◆ **INSTRUCTIONS FOR THE TASK**
Please transcribe the listing below in full and word for word, without its pictures.

◆ **DATA PROVIDED**
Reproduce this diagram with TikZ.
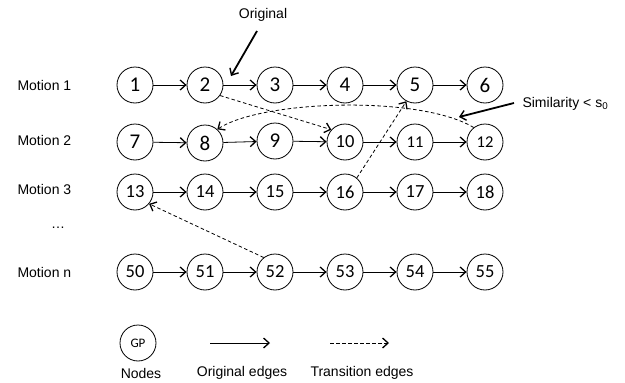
\documentclass[tikz,border=0pt]{standalone}
\usepackage{fontspec}
\setmainfont{Liberation Sans}
\newfontfamily\numfont{Carlito}
\usetikzlibrary{arrows.meta}
\tikzset{
  gp/.style={circle,draw,line width=0.8pt,minimum size=36pt,inner sep=0pt,font=\numfont\fontsize{17}{17}\selectfont},
  big/.style={font=\numfont\fontsize{21}{21}\selectfont},
  mid/.style={font=\numfont\fontsize{18.5}{18.5}\selectfont},
  small/.style={font=\numfont\fontsize{16.5}{16.5}\selectfont},
  tip/.style={-{Straight Barb[length=5.5pt,width=10pt,line width=1.3pt]}},
  orig/.style={tip,line width=0.8pt},
  trans/.style={tip,line width=0.8pt,dash pattern=on 3.5pt off 2.5pt},
  callout/.style={-{Straight Barb[length=5.5pt,width=10pt,line width=1.4pt]},line width=1.8pt},
  lbl/.style={font=\fontsize{14}{14}\selectfont},
}
\begin{document}
\begin{tikzpicture}[x=1pt,y=-1pt]
\useasboundingbox (0,0) rectangle (625,383);
% row labels
\node[lbl,anchor=west] (m1) at (14,85) {Motion 1};
\node[lbl,anchor=west] (m2) at (14,140) {Motion 2};
\node[lbl,anchor=west] (m3) at (14,189) {Motion 3};
\node[lbl] (dots) at (58,228) {\dots};
\node[lbl,anchor=west] (mn) at (14,272) {Motion n};
% row 1
\node[gp,big] (n1) at (135,85) {1};
\node[gp,big] (n2) at (205,85) {2};
\node[gp,big] (n3) at (275,85) {3};
\node[gp,big] (n4) at (345,85) {4};
\node[gp,big] (n5) at (415,85) {5};
\node[gp,big] (n6) at (485,85) {6};
% row 2
\node[gp,big] (n7) at (135,142) {7};
\node[gp,big] (n8) at (205,143) {8};
\node[gp,big] (n9) at (275,141) {9};
\node[gp,mid] (n10) at (345,142) {10};
\node[gp,small] (n11) at (415,142) {11};
\node[gp,small] (n12) at (485,142) {12};
% row 3
\node[gp,mid] (n13) at (135,192) {13};
\node[gp,mid] (n14) at (205,192) {14};
\node[gp,mid] (n15) at (275,192) {15};
\node[gp,mid] (n16) at (345,192) {16};
\node[gp,mid] (n17) at (415,192) {17};
\node[gp,mid] (n18) at (485,192) {18};
% row n
\node[gp,mid] (n50) at (135,272) {50};
\node[gp,mid] (n51) at (205,272) {51};
\node[gp,mid] (n52) at (275,272) {52};
\node[gp,mid] (n53) at (345,272) {53};
\node[gp,mid] (n54) at (415,272) {54};
\node[gp,mid] (n55) at (485,272) {55};
% original edges
\foreach \a/\b in {1/2,2/3,3/4,4/5,5/6,7/8,8/9,9/10,10/11,11/12,13/14,14/15,15/16,16/17,17/18,50/51,51/52,52/53,53/54,54/55}
  \draw[orig] (n\a) -- (n\b);
% transition edges
\draw[trans] (n2.-35) -- (n10.138);
\draw[trans] (n12.128) .. controls (420,95) and (262,100) .. (n8.48);
\draw[trans] (n16.50) -- (n5.-118);
\draw[trans] (n52.128) -- (n13.-40);
% callouts
\node[lbl] (orig) at (263,15) {Original};
\coordinate (origtip) at (231,76);
\draw[callout] (257,31) -- (origtip);
\node[lbl,anchor=west] (sim) at (519,104) {Similarity < s\textsubscript{0}};
\coordinate (simtip) at (459,117);
\draw[callout] (sim.west) ++(-5,-1) -- (simtip);
% legend
\node[gp,font=\numfont\fontsize{13}{13}\selectfont] (leg) at (138,343) {GP};
\node[lbl] (lnodes) at (141,373) {Nodes};
\coordinate (la1) at (210,343);
\coordinate (la2) at (270,343);
\draw[orig] (la1) -- (la2);
\node[lbl] (lorig) at (242,373) {Original edges};
\coordinate (lb1) at (330,343);
\coordinate (lb2) at (389,343);
\draw[trans] (lb1) -- (lb2);
\node[lbl] (ltrans) at (362,373) {Transition edges};
\end{tikzpicture}
\end{document}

◆ **THE SOLUTION**
Reproduce this diagram with TikZ.
\documentclass[tikz,border=0pt]{standalone}
\usepackage{fontspec}
\setmainfont{Liberation Sans}
\newfontfamily\numfont{Carlito}
\usetikzlibrary{arrows.meta}
\tikzset{
  gp/.style={circle,draw,line width=0.8pt,minimum size=36pt,inner sep=0pt,font=\numfont\fontsize{17}{17}\selectfont},
  big/.style={font=\numfont\fontsize{21}{21}\selectfont},
  mid/.style={font=\numfont\fontsize{18.5}{18.5}\selectfont},
  small/.style={font=\numfont\fontsize{16.5}{16.5}\selectfont},
  tip/.style={-{Straight Barb[length=5.5pt,width=10pt,line width=1.3pt]}},
  orig/.style={tip,line width=0.8pt},
  trans/.style={tip,line width=0.8pt,dash pattern=on 3.5pt off 2.5pt},
  callout/.style={-{Straight Barb[length=5.5pt,width=10pt,line width=1.4pt]},line width=1.8pt},
  lbl/.style={font=\fontsize{14}{14}\selectfont},
}
\begin{document}
\begin{tikzpicture}[x=1pt,y=-1pt]
\useasboundingbox (0,0) rectangle (625,383);
% row labels
\node[lbl,anchor=west] (m1) at (14,85) {Motion 1};
\node[lbl,anchor=west] (m2) at (14,140) {Motion 2};
\node[lbl,anchor=west] (m3) at (14,189) {Motion 3};
\node[lbl] (dots) at (58,228) {\dots};
\node[lbl,anchor=west] (mn) at (14,272) {Motion n};
% row 1
\node[gp,big] (n1) at (135,85) {1};
\node[gp,big] (n2) at (205,85) {2};
\node[gp,big] (n3) at (275,85) {3};
\node[gp,big] (n4) at (345,85) {4};
\node[gp,big] (n5) at (415,85) {5};
\node[gp,big] (n6) at (485,85) {6};
% row 2
\node[gp,big] (n7) at (135,142) {7};
\node[gp,big] (n8) at (205,143) {8};
\node[gp,big] (n9) at (275,141) {9};
\node[gp,mid] (n10) at (345,142) {10};
\node[gp,small] (n11) at (415,142) {11};
\node[gp,small] (n12) at (485,142) {12};
% row 3
\node[gp,mid] (n13) at (135,192) {13};
\node[gp,mid] (n14) at (205,192) {14};
\node[gp,mid] (n15) at (275,192) {15};
\node[gp,mid] (n16) at (345,192) {16};
\node[gp,mid] (n17) at (415,192) {17};
\node[gp,mid] (n18) at (485,192) {18};
% row n
\node[gp,mid] (n50) at (135,272) {50};
\node[gp,mid] (n51) at (205,272) {51};
\node[gp,mid] (n52) at (275,272) {52};
\node[gp,mid] (n53) at (345,272) {53};
\node[gp,mid] (n54) at (415,272) {54};
\node[gp,mid] (n55) at (485,272) {55};
% original edges
\foreach \a/\b in {1/2,2/3,3/4,4/5,5/6,7/8,8/9,9/10,10/11,11/12,13/14,14/15,15/16,16/17,17/18,50/51,51/52,52/53,53/54,54/55}
  \draw[orig] (n\a) -- (n\b);
% transition edges
\draw[trans] (n2.-35) -- (n10.138);
\draw[trans] (n12.128) .. controls (420,95) and (262,100) .. (n8.48);
\draw[trans] (n16.50) -- (n5.-118);
\draw[trans] (n52.128) -- (n13.-40);
% callouts
\node[lbl] (orig) at (263,15) {Original};
\coordinate (origtip) at (231,76);
\draw[callout] (257,31) -- (origtip);
\node[lbl,anchor=west] (sim) at (519,104) {Similarity < s\textsubscript{0}};
\coordinate (simtip) at (459,117);
\draw[callout] (sim.west) ++(-5,-1) -- (simtip);
% legend
\node[gp,font=\numfont\fontsize{13}{13}\selectfont] (leg) at (138,343) {GP};
\node[lbl] (lnodes) at (141,373) {Nodes};
\coordinate (la1) at (210,343);
\coordinate (la2) at (270,343);
\draw[orig] (la1) -- (la2);
\node[lbl] (lorig) at (242,373) {Original edges};
\coordinate (lb1) at (330,343);
\coordinate (lb2) at (389,343);
\draw[trans] (lb1) -- (lb2);
\node[lbl] (ltrans) at (362,373) {Transition edges};
\end{tikzpicture}
\end{document}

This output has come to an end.